>>>

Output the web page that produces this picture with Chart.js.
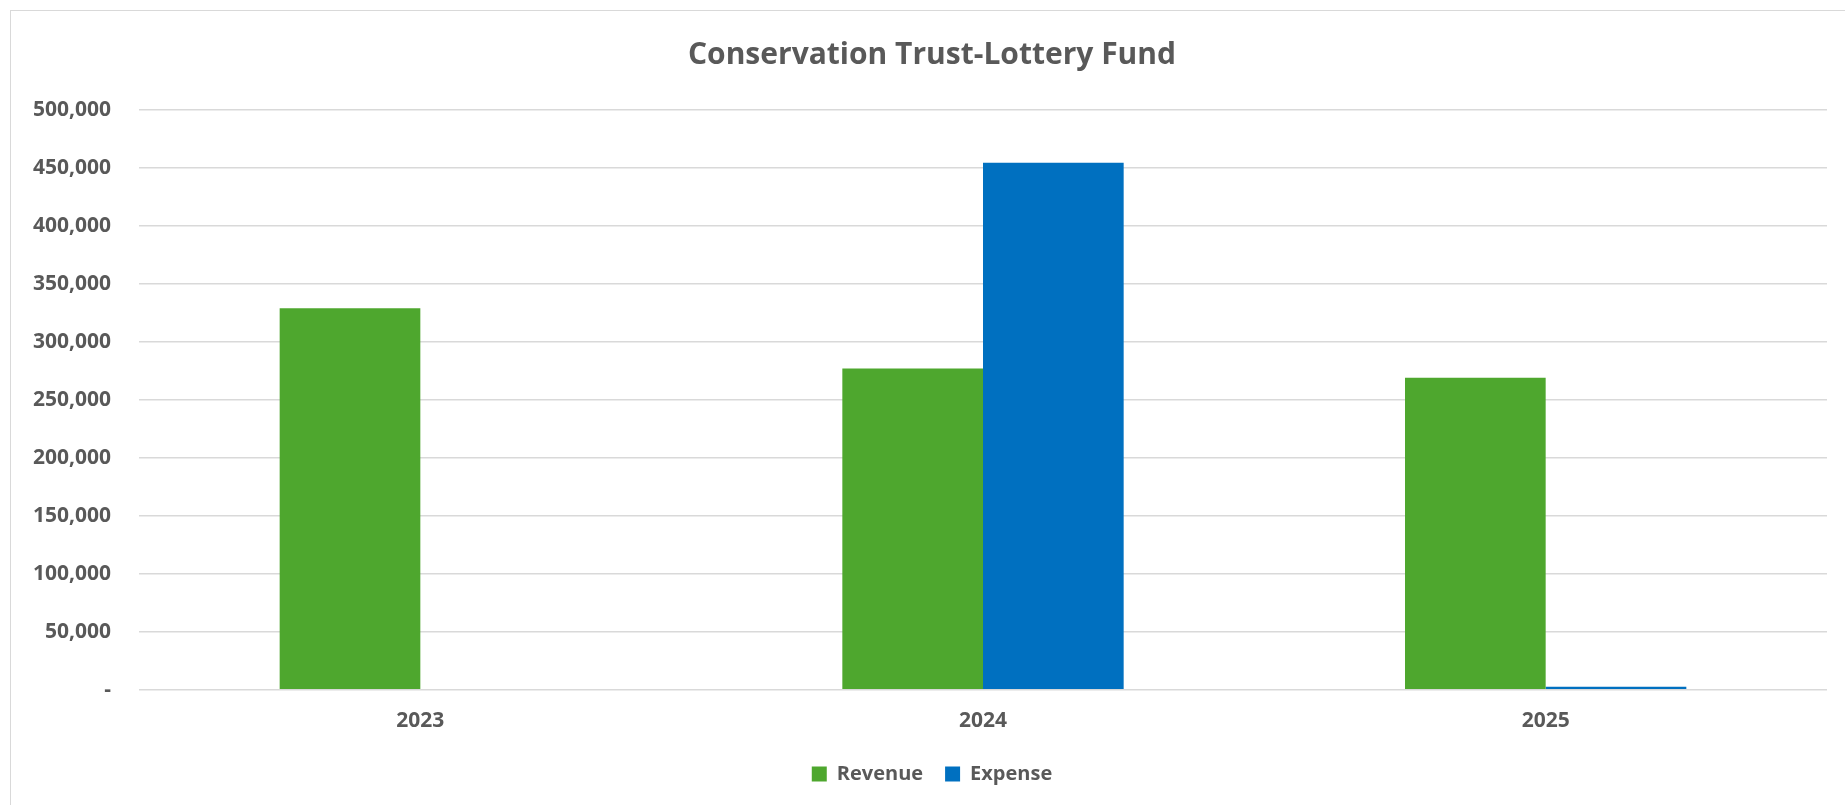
<!DOCTYPE html>
<html>
<head>
<meta charset="utf-8">
<title>Conservation Trust-Lottery Fund</title>
<script src="https://cdn.jsdelivr.net/npm/chart.js@4/dist/chart.umd.min.js"></script>
<style>
    html, body {
        margin: 0;
        padding: 0;
        width: 1845px;
        height: 805px;
        overflow: hidden;
        background: #ffffff;
    }
    #chartBox {
        position: absolute;
        left: 10px;
        top: 10px;
        width: 1842px;
        height: 794px;
        border-left: 1px solid #d9d9d9;
        border-top: 1px solid #d9d9d9;
    }
</style>
</head>
<body>
<div id="chartBox">
    <canvas id="fundChart" width="1842" height="794"></canvas>
</div>
<script>
const years = ['2023', '2024', '2025'];
const revenue = [329000, 277000, 269000];
const expense = [0, 454500, 2500];

const textGray = '#595959';
const baseFont = "'Open Sans', 'DejaVu Sans', sans-serif";

const ctx = document.getElementById('fundChart').getContext('2d');
const fundChart = new Chart(ctx, {
    type: 'bar',
    data: {
        labels: years,
        datasets: [{
            label: 'Revenue',
            data: revenue,
            backgroundColor: '#4ea72e',
            borderWidth: 0
        }, {
            label: 'Expense',
            data: expense,
            backgroundColor: '#0070c0',
            borderWidth: 0
        }]
    },
    options: {
        responsive: false,
        animation: false,
        layout: {
            padding: { left: 0, right: 0, top: 0, bottom: 11 }
        },
        datasets: {
            bar: {
                categoryPercentage: 0.5,
                barPercentage: 1.0
            }
        },
        plugins: {
            title: {
                display: true,
                text: 'Conservation Trust-Lottery Fund',
                color: textGray,
                font: { family: baseFont, size: 30, weight: 'bold', lineHeight: 1.2 },
                padding: { top: 26, bottom: 37 }
            },
            legend: {
                position: 'bottom',
                labels: {
                    color: textGray,
                    boxWidth: 15,
                    boxHeight: 15,
                    padding: 22,
                    font: { family: baseFont, size: 20, weight: 'bold' }
                }
            },
            tooltip: { enabled: false }
        },
        scales: {
            x: {
                grid: { display: false, drawTicks: false },
                border: { display: false },
                ticks: {
                    color: textGray,
                    padding: 19,
                    font: { family: baseFont, size: 21, weight: 'bold' }
                },
                afterFit: (scale) => { scale.height = 52.3; }
            },
            y: {
                min: 0,
                max: 500000,
                grid: {
                    color: '#d9d9d9',
                    lineWidth: 1.5,
                    drawTicks: false
                },
                border: { display: false },
                ticks: {
                    stepSize: 50000,
                    color: textGray,
                    padding: 28,
                    font: { family: baseFont, size: 21, weight: 'bold' },
                    callback: (value) => value === 0 ? '-' : value.toLocaleString('en-US')
                },
                afterFit: (scale) => { scale.width = 128; }
            },
            // empty right-hand axis, only keeps a margin so title and legend stay centred on the whole box
            yRight: {
                type: 'linear',
                position: 'right',
                grid: { display: false, drawTicks: false },
                border: { display: false },
                ticks: { display: false },
                afterFit: (scale) => { scale.width = 26; }
            }
        }
    }
});
</script>
</body>
</html>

<<<

**STATED PROBLEM**
Except for the pictures, give all the material above again verbatim.

**FINISHED EXERCISE**
Output the web page that produces this picture with Chart.js.
<!DOCTYPE html>
<html>
<head>
<meta charset="utf-8">
<title>Conservation Trust-Lottery Fund</title>
<script src="https://cdn.jsdelivr.net/npm/chart.js@4/dist/chart.umd.min.js"></script>
<style>
    html, body {
        margin: 0;
        padding: 0;
        width: 1845px;
        height: 805px;
        overflow: hidden;
        background: #ffffff;
    }
    #chartBox {
        position: absolute;
        left: 10px;
        top: 10px;
        width: 1842px;
        height: 794px;
        border-left: 1px solid #d9d9d9;
        border-top: 1px solid #d9d9d9;
    }
</style>
</head>
<body>
<div id="chartBox">
    <canvas id="fundChart" width="1842" height="794"></canvas>
</div>
<script>
const years = ['2023', '2024', '2025'];
const revenue = [329000, 277000, 269000];
const expense = [0, 454500, 2500];

const textGray = '#595959';
const baseFont = "'Open Sans', 'DejaVu Sans', sans-serif";

const ctx = document.getElementById('fundChart').getContext('2d');
const fundChart = new Chart(ctx, {
    type: 'bar',
    data: {
        labels: years,
        datasets: [{
            label: 'Revenue',
            data: revenue,
            backgroundColor: '#4ea72e',
            borderWidth: 0
        }, {
            label: 'Expense',
            data: expense,
            backgroundColor: '#0070c0',
            borderWidth: 0
        }]
    },
    options: {
        responsive: false,
        animation: false,
        layout: {
            padding: { left: 0, right: 0, top: 0, bottom: 11 }
        },
        datasets: {
            bar: {
                categoryPercentage: 0.5,
                barPercentage: 1.0
            }
        },
        plugins: {
            title: {
                display: true,
                text: 'Conservation Trust-Lottery Fund',
                color: textGray,
                font: { family: baseFont, size: 30, weight: 'bold', lineHeight: 1.2 },
                padding: { top: 26, bottom: 37 }
            },
            legend: {
                position: 'bottom',
                labels: {
                    color: textGray,
                    boxWidth: 15,
                    boxHeight: 15,
                    padding: 22,
                    font: { family: baseFont, size: 20, weight: 'bold' }
                }
            },
            tooltip: { enabled: false }
        },
        scales: {
            x: {
                grid: { display: false, drawTicks: false },
                border: { display: false },
                ticks: {
                    color: textGray,
                    padding: 19,
                    font: { family: baseFont, size: 21, weight: 'bold' }
                },
                afterFit: (scale) => { scale.height = 52.3; }
            },
            y: {
                min: 0,
                max: 500000,
                grid: {
                    color: '#d9d9d9',
                    lineWidth: 1.5,
                    drawTicks: false
                },
                border: { display: false },
                ticks: {
                    stepSize: 50000,
                    color: textGray,
                    padding: 28,
                    font: { family: baseFont, size: 21, weight: 'bold' },
                    callback: (value) => value === 0 ? '-' : value.toLocaleString('en-US')
                },
                afterFit: (scale) => { scale.width = 128; }
            },
            // empty right-hand axis, only keeps a margin so title and legend stay centred on the whole box
            yRight: {
                type: 'linear',
                position: 'right',
                grid: { display: false, drawTicks: false },
                border: { display: false },
                ticks: { display: false },
                afterFit: (scale) => { scale.width = 26; }
            }
        }
    }
});
</script>
</body>
</html>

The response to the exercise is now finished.